#### DATA EXTRACT

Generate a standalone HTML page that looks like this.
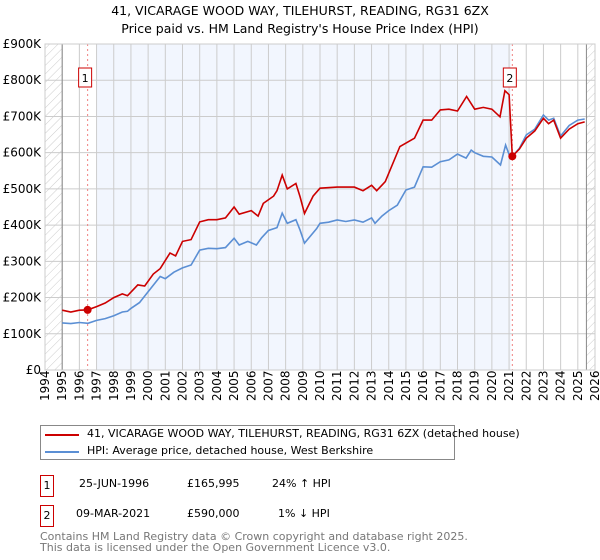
<!DOCTYPE html>
<html><head><meta charset="utf-8"><style>
body{margin:0;background:#fff;font-family:"DejaVu Sans","Liberation Sans",sans-serif;}
#wrap{position:relative;width:600px;height:560px;overflow:hidden}
.t{position:absolute;font-size:12px;color:#000;white-space:nowrap}
svg text{font-family:"DejaVu Sans","Liberation Sans",sans-serif}
</style></head><body><div id="wrap">
<svg id="svg" width="600" height="560" style="position:absolute;left:0;top:0">
<defs><pattern id="hatch" width="6" height="6" patternUnits="userSpaceOnUse" patternTransform="rotate(45)"><line x1="0" y1="0" x2="0" y2="6" stroke="#ccc" stroke-width="1"/></pattern></defs>
<text x="300" y="15" text-anchor="middle" font-size="12.5">41, VICARAGE WOOD WAY, TILEHURST, READING, RG31 6ZX</text>
<text x="300" y="33" text-anchor="middle" font-size="12.5">Price paid vs. HM Land Registry's House Price Index (HPI)</text>
<g id="plot"></g>
</svg>
<div class="t" style="left:40px;top:425px;width:415px;height:35px;border:1px solid #888;box-sizing:border-box"></div>
<div style="position:absolute;left:45px;top:434px;width:34px;height:2px;background:#cc0000"></div>
<div class="t" style="left:87px;top:427px;font-size:11px">41, VICARAGE WOOD WAY, TILEHURST, READING, RG31 6ZX (detached house)</div>
<div style="position:absolute;left:45px;top:451px;width:34px;height:2px;background:#5b8fd4"></div>
<div class="t" style="left:87px;top:444px;font-size:11px">HPI: Average price, detached house, West Berkshire</div>
<div class="t" style="left:40px;top:475px;width:12px;height:20px;border:1px solid #c00;text-align:center;line-height:20px;font-size:11px">1</div>
<div class="t" style="left:79px;top:477px;font-size:11px">25-JUN-1996</div>
<div class="t" style="left:187px;top:477px;font-size:11px">£165,995</div>
<div class="t" style="left:272px;top:477px;font-size:11px">24% ↑ HPI</div>
<div class="t" style="left:40px;top:505px;width:12px;height:20px;border:1px solid #c00;text-align:center;line-height:20px;font-size:11px">2</div>
<div class="t" style="left:76px;top:507px;font-size:11px">09-MAR-2021</div>
<div class="t" style="left:187px;top:507px;font-size:11px">£590,000</div>
<div class="t" style="left:278px;top:507px;font-size:11px">1% ↓ HPI</div>
<div class="t" style="left:40px;top:531px;font-size:11px;color:#777;line-height:11px">Contains HM Land Registry data © Crown copyright and database right 2025.<br>This data is licensed under the Open Government Licence v3.0.</div>
</div>
<script>
const hpiYears=[1995,1995.5,1996,1996.5,1997,1997.5,1998,1998.5,1998.8,1999,1999.5,2000,2000.7,2001,2001.5,2002,2002.5,2003,2003.5,2004,2004.5,2005,2005.3,2005.8,2006.3,2006.6,2007,2007.5,2007.8,2008.1,2008.6,2008.84,2009.1,2009.8,2010,2010.5,2011,2011.5,2012,2012.5,2013,2013.2,2013.6,2014,2014.5,2015,2015.5,2016,2016.5,2017,2017.5,2018,2018.5,2018.8,2019,2019.5,2020,2020.5,2020.8,2021,2021.2,2021.6,2022,2022.5,2023,2023.3,2023.6,2024,2024.5,2025,2025.4];
const hpiValues=[130,128,131,129,137,142,150,160,162,170,186,216,258,252,270,282,290,331,336,335,338,364,345,355,345,365,385,393,433,405,415,386,350,390,405,408,414,410,414,408,420,405,425,440,455,497,505,561,560,575,580,596,585,607,600,590,588,566,621,595,590,612,649,665,704,690,695,646,675,690,693];
const saleYears=[1995,1995.5,1996,1996.48,1997,1997.5,1998,1998.5,1998.8,1999.4,1999.8,2000.3,2000.7,2001.27,2001.6,2002,2002.5,2003,2003.5,2004,2004.5,2005,2005.3,2006,2006.4,2006.7,2007.3,2007.5,2007.8,2008.1,2008.6,2008.84,2009.1,2009.6,2010,2011,2012,2012.5,2013,2013.3,2013.8,2014.65,2015.5,2016,2016.5,2017,2017.5,2018,2018.53,2019,2019.5,2020,2020.47,2020.76,2021.0,2021.19,2021.6,2022,2022.5,2023,2023.3,2023.6,2024,2024.5,2025,2025.4];
const saleValues=[165,160,165,166,175,185,200,210,205,235,232,265,280,323,315,355,360,409,415,415,420,450,430,440,425,460,480,495,538,500,515,478,432,480,502,505,505,495,510,495,520,617,640,690,690,718,720,715,755,720,725,720,699,771,760,590,610,640,660,695,680,690,640,665,680,685];
const yTicks=[0,100,200,300,400,500,600,700,800,900];
const yTickLabels=["£0","£100K","£200K","£300K","£400K","£500K","£600K","£700K","£800K","£900K"];
const xTicks=[1994,1995,1996,1997,1998,1999,2000,2001,2002,2003,2004,2005,2006,2007,2008,2009,2010,2011,2012,2013,2014,2015,2016,2017,2018,2019,2020,2021,2022,2023,2024,2025,2026];
const sales=[[1996.48,166,"1"],[2021.19,590,"2"]];
const L=45,R=595,T=44,B=370;
const x=v=>L+(v-1994)/32*(R-L);
const y=v=>B-v/900*(B-T);
const g=document.getElementById('plot');
const NS='http://www.w3.org/2000/svg';
function mk(tag,attrs){const e=document.createElementNS(NS,tag);for(const k in attrs)e.setAttribute(k,attrs[k]);g.appendChild(e);return e;}
let e;
e=mk('rect',{x:x(1997),y:T,width:x(2021.1)-x(1997),height:B-T,fill:'#f2f6fe'});


e=mk('rect',{x:L,y:T,width:x(1995)-L,height:B-T,fill:'url(#hatch)'});


e=mk('rect',{x:x(2025.5),y:T,width:R-x(2025.5),height:B-T,fill:'url(#hatch)'});


xTicks.forEach(t=>{e=mk('line',{x1:x(t),x2:x(t),y1:T,y2:B,stroke:'#ccc'});


e=mk('text',{x:0,y:0,transform:`translate(${x(t)+4},${B+31}) rotate(-90)`,'font-size':12});e.textContent=t;

});
yTicks.forEach((t,i)=>{e=mk('line',{x1:L,x2:R,y1:y(t),y2:y(t),stroke:'#ccc'});


e=mk('text',{x:L-4,y:y(t)+4,'text-anchor':'end','font-size':12});e.textContent=yTickLabels[i];

});
e=mk('line',{x1:x(1995),x2:x(1995),y1:T,y2:B,stroke:'#888'});


e=mk('line',{x1:x(2025.5),x2:x(2025.5),y1:T,y2:B,stroke:'#888'});


sales.forEach(s=>{e=mk('line',{x1:x(s[0]),x2:x(s[0]),y1:T,y2:B,stroke:'#f08080','stroke-dasharray':'2,3'});

});
const pts=(xs,vs)=>xs.map((t,i)=>x(t).toFixed(1)+','+y(vs[i]).toFixed(1)).join(' ');
e=mk('polyline',{points:pts(hpiYears,hpiValues),fill:'none',stroke:'#5b8fd4','stroke-width':1.6});


e=mk('polyline',{points:pts(saleYears,saleValues),fill:'none',stroke:'#cc0000','stroke-width':1.6});


sales.forEach(s=>{e=mk('circle',{cx:x(s[0]),cy:y(s[1]),r:4,fill:'#cc0000'});


e=mk('rect',{x:x(s[0])-9,y:68,width:13,height:19,fill:'#fff',stroke:'#c00'});


e=mk('text',{x:x(s[0])-2.5,y:82,'text-anchor':'middle','font-size':11});e.textContent=s[2];

});
e=mk('rect',{x:L,y:T,width:R-L,height:B-T,fill:'none',stroke:'#ccc'});


</script></body></html>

########

**WHAT THIS TASK INVOLVES:** Omit the pictures, and quote the material above exactly as given.

**CORRECT OUTPUT:**
Generate a standalone HTML page that looks like this.
<!DOCTYPE html>
<html><head><meta charset="utf-8"><style>
body{margin:0;background:#fff;font-family:"DejaVu Sans","Liberation Sans",sans-serif;}
#wrap{position:relative;width:600px;height:560px;overflow:hidden}
.t{position:absolute;font-size:12px;color:#000;white-space:nowrap}
svg text{font-family:"DejaVu Sans","Liberation Sans",sans-serif}
</style></head><body><div id="wrap">
<svg id="svg" width="600" height="560" style="position:absolute;left:0;top:0">
<defs><pattern id="hatch" width="6" height="6" patternUnits="userSpaceOnUse" patternTransform="rotate(45)"><line x1="0" y1="0" x2="0" y2="6" stroke="#ccc" stroke-width="1"/></pattern></defs>
<text x="300" y="15" text-anchor="middle" font-size="12.5">41, VICARAGE WOOD WAY, TILEHURST, READING, RG31 6ZX</text>
<text x="300" y="33" text-anchor="middle" font-size="12.5">Price paid vs. HM Land Registry's House Price Index (HPI)</text>
<g id="plot"></g>
</svg>
<div class="t" style="left:40px;top:425px;width:415px;height:35px;border:1px solid #888;box-sizing:border-box"></div>
<div style="position:absolute;left:45px;top:434px;width:34px;height:2px;background:#cc0000"></div>
<div class="t" style="left:87px;top:427px;font-size:11px">41, VICARAGE WOOD WAY, TILEHURST, READING, RG31 6ZX (detached house)</div>
<div style="position:absolute;left:45px;top:451px;width:34px;height:2px;background:#5b8fd4"></div>
<div class="t" style="left:87px;top:444px;font-size:11px">HPI: Average price, detached house, West Berkshire</div>
<div class="t" style="left:40px;top:475px;width:12px;height:20px;border:1px solid #c00;text-align:center;line-height:20px;font-size:11px">1</div>
<div class="t" style="left:79px;top:477px;font-size:11px">25-JUN-1996</div>
<div class="t" style="left:187px;top:477px;font-size:11px">£165,995</div>
<div class="t" style="left:272px;top:477px;font-size:11px">24% ↑ HPI</div>
<div class="t" style="left:40px;top:505px;width:12px;height:20px;border:1px solid #c00;text-align:center;line-height:20px;font-size:11px">2</div>
<div class="t" style="left:76px;top:507px;font-size:11px">09-MAR-2021</div>
<div class="t" style="left:187px;top:507px;font-size:11px">£590,000</div>
<div class="t" style="left:278px;top:507px;font-size:11px">1% ↓ HPI</div>
<div class="t" style="left:40px;top:531px;font-size:11px;color:#777;line-height:11px">Contains HM Land Registry data © Crown copyright and database right 2025.<br>This data is licensed under the Open Government Licence v3.0.</div>
</div>
<script>
const hpiYears=[1995,1995.5,1996,1996.5,1997,1997.5,1998,1998.5,1998.8,1999,1999.5,2000,2000.7,2001,2001.5,2002,2002.5,2003,2003.5,2004,2004.5,2005,2005.3,2005.8,2006.3,2006.6,2007,2007.5,2007.8,2008.1,2008.6,2008.84,2009.1,2009.8,2010,2010.5,2011,2011.5,2012,2012.5,2013,2013.2,2013.6,2014,2014.5,2015,2015.5,2016,2016.5,2017,2017.5,2018,2018.5,2018.8,2019,2019.5,2020,2020.5,2020.8,2021,2021.2,2021.6,2022,2022.5,2023,2023.3,2023.6,2024,2024.5,2025,2025.4];
const hpiValues=[130,128,131,129,137,142,150,160,162,170,186,216,258,252,270,282,290,331,336,335,338,364,345,355,345,365,385,393,433,405,415,386,350,390,405,408,414,410,414,408,420,405,425,440,455,497,505,561,560,575,580,596,585,607,600,590,588,566,621,595,590,612,649,665,704,690,695,646,675,690,693];
const saleYears=[1995,1995.5,1996,1996.48,1997,1997.5,1998,1998.5,1998.8,1999.4,1999.8,2000.3,2000.7,2001.27,2001.6,2002,2002.5,2003,2003.5,2004,2004.5,2005,2005.3,2006,2006.4,2006.7,2007.3,2007.5,2007.8,2008.1,2008.6,2008.84,2009.1,2009.6,2010,2011,2012,2012.5,2013,2013.3,2013.8,2014.65,2015.5,2016,2016.5,2017,2017.5,2018,2018.53,2019,2019.5,2020,2020.47,2020.76,2021.0,2021.19,2021.6,2022,2022.5,2023,2023.3,2023.6,2024,2024.5,2025,2025.4];
const saleValues=[165,160,165,166,175,185,200,210,205,235,232,265,280,323,315,355,360,409,415,415,420,450,430,440,425,460,480,495,538,500,515,478,432,480,502,505,505,495,510,495,520,617,640,690,690,718,720,715,755,720,725,720,699,771,760,590,610,640,660,695,680,690,640,665,680,685];
const yTicks=[0,100,200,300,400,500,600,700,800,900];
const yTickLabels=["£0","£100K","£200K","£300K","£400K","£500K","£600K","£700K","£800K","£900K"];
const xTicks=[1994,1995,1996,1997,1998,1999,2000,2001,2002,2003,2004,2005,2006,2007,2008,2009,2010,2011,2012,2013,2014,2015,2016,2017,2018,2019,2020,2021,2022,2023,2024,2025,2026];
const sales=[[1996.48,166,"1"],[2021.19,590,"2"]];
const L=45,R=595,T=44,B=370;
const x=v=>L+(v-1994)/32*(R-L);
const y=v=>B-v/900*(B-T);
const g=document.getElementById('plot');
const NS='http://www.w3.org/2000/svg';
function mk(tag,attrs){const e=document.createElementNS(NS,tag);for(const k in attrs)e.setAttribute(k,attrs[k]);g.appendChild(e);return e;}
let e;
e=mk('rect',{x:x(1997),y:T,width:x(2021.1)-x(1997),height:B-T,fill:'#f2f6fe'});


e=mk('rect',{x:L,y:T,width:x(1995)-L,height:B-T,fill:'url(#hatch)'});


e=mk('rect',{x:x(2025.5),y:T,width:R-x(2025.5),height:B-T,fill:'url(#hatch)'});


xTicks.forEach(t=>{e=mk('line',{x1:x(t),x2:x(t),y1:T,y2:B,stroke:'#ccc'});


e=mk('text',{x:0,y:0,transform:`translate(${x(t)+4},${B+31}) rotate(-90)`,'font-size':12});e.textContent=t;

});
yTicks.forEach((t,i)=>{e=mk('line',{x1:L,x2:R,y1:y(t),y2:y(t),stroke:'#ccc'});


e=mk('text',{x:L-4,y:y(t)+4,'text-anchor':'end','font-size':12});e.textContent=yTickLabels[i];

});
e=mk('line',{x1:x(1995),x2:x(1995),y1:T,y2:B,stroke:'#888'});


e=mk('line',{x1:x(2025.5),x2:x(2025.5),y1:T,y2:B,stroke:'#888'});


sales.forEach(s=>{e=mk('line',{x1:x(s[0]),x2:x(s[0]),y1:T,y2:B,stroke:'#f08080','stroke-dasharray':'2,3'});

});
const pts=(xs,vs)=>xs.map((t,i)=>x(t).toFixed(1)+','+y(vs[i]).toFixed(1)).join(' ');
e=mk('polyline',{points:pts(hpiYears,hpiValues),fill:'none',stroke:'#5b8fd4','stroke-width':1.6});


e=mk('polyline',{points:pts(saleYears,saleValues),fill:'none',stroke:'#cc0000','stroke-width':1.6});


sales.forEach(s=>{e=mk('circle',{cx:x(s[0]),cy:y(s[1]),r:4,fill:'#cc0000'});


e=mk('rect',{x:x(s[0])-9,y:68,width:13,height:19,fill:'#fff',stroke:'#c00'});


e=mk('text',{x:x(s[0])-2.5,y:82,'text-anchor':'middle','font-size':11});e.textContent=s[2];

});
e=mk('rect',{x:L,y:T,width:R-L,height:B-T,fill:'none',stroke:'#ccc'});


</script></body></html>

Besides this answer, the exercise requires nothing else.